Dataset section:
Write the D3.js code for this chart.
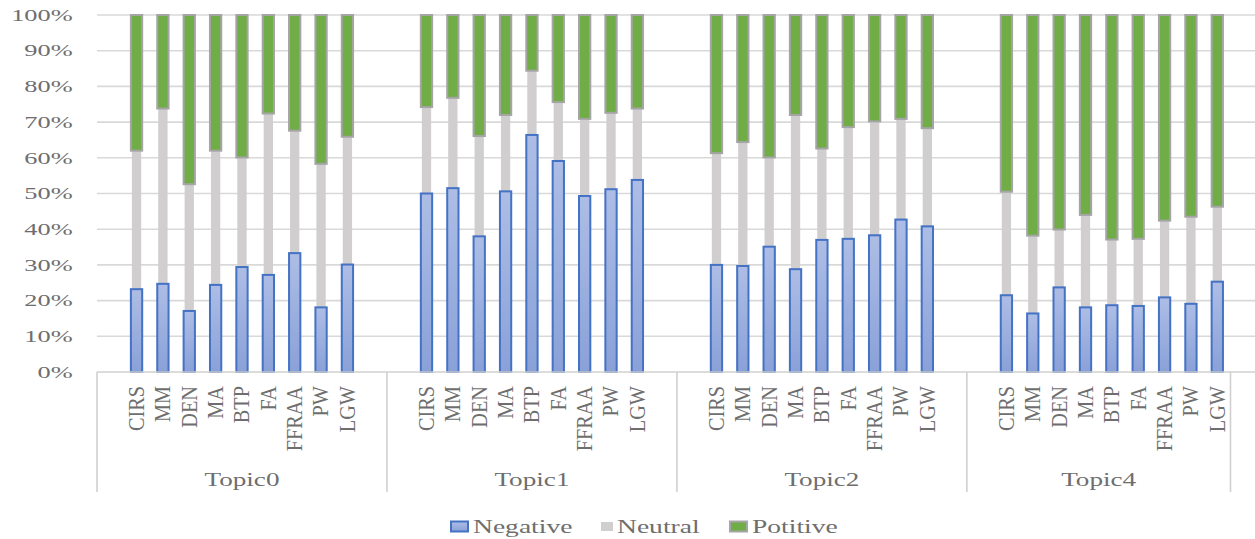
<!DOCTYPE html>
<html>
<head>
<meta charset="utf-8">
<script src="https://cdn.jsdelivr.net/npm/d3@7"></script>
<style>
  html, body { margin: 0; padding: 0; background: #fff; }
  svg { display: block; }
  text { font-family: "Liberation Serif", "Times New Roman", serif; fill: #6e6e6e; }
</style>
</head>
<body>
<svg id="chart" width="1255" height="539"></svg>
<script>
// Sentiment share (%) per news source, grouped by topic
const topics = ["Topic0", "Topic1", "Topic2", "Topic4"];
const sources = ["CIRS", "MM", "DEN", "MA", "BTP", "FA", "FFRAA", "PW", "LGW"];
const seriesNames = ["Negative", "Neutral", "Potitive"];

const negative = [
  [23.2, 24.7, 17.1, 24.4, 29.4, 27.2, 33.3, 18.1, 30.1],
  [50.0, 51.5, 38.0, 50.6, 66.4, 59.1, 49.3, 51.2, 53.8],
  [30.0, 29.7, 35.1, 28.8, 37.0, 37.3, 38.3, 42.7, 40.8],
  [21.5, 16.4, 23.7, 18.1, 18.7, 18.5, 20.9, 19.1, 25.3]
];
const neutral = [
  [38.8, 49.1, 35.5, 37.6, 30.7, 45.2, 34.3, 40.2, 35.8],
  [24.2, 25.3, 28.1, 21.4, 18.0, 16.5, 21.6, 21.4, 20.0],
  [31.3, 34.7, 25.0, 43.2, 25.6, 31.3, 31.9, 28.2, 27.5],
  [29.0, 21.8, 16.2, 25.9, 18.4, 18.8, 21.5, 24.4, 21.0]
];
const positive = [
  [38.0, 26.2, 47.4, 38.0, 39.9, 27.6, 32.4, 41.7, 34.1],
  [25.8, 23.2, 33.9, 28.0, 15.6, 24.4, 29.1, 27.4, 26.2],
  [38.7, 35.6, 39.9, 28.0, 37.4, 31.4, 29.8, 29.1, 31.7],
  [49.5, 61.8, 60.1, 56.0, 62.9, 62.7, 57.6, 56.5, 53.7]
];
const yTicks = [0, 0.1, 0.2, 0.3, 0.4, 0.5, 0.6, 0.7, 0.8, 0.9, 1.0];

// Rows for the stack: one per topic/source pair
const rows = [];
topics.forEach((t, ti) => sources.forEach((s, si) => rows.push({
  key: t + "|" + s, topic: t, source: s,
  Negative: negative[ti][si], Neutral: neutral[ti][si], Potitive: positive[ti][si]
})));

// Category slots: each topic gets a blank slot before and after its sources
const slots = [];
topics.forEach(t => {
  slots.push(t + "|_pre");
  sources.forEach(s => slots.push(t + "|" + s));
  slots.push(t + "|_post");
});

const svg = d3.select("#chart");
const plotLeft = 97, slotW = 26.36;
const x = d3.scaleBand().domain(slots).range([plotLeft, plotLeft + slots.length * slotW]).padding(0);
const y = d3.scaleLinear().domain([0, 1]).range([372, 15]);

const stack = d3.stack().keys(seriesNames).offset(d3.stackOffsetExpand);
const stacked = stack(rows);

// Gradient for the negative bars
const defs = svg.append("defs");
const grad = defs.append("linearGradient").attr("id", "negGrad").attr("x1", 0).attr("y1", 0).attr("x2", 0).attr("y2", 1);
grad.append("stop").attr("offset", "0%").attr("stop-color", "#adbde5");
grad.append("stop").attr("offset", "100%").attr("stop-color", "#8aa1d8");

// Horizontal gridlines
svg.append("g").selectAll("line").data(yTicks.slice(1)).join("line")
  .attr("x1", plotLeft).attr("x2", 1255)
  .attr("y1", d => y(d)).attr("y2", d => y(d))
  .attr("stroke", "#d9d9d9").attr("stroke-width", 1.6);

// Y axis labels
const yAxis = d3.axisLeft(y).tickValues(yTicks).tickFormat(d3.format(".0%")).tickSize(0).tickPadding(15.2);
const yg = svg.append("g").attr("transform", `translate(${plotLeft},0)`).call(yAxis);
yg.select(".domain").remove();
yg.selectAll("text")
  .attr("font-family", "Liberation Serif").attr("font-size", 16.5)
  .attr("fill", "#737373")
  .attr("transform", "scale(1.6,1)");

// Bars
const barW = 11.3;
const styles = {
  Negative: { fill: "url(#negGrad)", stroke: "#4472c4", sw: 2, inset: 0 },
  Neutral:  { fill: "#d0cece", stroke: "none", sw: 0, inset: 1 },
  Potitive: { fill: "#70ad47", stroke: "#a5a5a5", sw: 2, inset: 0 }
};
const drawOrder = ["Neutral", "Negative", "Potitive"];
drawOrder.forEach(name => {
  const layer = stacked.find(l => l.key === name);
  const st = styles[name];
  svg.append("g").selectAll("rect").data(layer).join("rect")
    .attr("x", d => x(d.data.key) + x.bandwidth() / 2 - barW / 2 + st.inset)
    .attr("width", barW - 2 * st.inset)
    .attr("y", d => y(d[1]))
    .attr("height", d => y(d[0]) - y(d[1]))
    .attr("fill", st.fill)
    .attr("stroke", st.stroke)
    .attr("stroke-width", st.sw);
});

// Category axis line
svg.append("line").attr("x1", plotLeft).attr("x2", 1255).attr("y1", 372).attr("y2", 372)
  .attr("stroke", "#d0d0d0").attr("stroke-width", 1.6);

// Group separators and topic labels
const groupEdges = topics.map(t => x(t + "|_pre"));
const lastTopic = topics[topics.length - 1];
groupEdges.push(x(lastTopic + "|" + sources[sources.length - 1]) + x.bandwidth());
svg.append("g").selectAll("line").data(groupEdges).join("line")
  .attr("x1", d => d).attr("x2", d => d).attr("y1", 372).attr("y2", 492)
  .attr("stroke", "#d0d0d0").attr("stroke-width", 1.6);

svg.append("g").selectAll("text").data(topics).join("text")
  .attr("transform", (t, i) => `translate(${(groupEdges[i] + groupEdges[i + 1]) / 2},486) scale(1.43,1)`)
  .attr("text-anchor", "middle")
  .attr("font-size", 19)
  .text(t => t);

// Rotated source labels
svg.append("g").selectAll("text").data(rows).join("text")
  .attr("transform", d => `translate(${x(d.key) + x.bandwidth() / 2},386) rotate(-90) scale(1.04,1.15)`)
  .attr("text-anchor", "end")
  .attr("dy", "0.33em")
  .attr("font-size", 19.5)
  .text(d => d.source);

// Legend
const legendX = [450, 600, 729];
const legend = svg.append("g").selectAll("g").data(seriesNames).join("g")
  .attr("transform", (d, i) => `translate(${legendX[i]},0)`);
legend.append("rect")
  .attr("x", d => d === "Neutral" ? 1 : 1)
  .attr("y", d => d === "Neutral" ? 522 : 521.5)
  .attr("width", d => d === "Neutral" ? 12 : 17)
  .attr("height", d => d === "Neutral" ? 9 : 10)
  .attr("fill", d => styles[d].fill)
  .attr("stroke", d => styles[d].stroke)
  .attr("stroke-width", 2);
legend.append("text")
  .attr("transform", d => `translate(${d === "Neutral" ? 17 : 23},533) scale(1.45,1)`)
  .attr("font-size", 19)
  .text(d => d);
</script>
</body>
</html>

Requirements:
Provide the number of lines containing the string "chart", with no other output.

Solution for this task:
3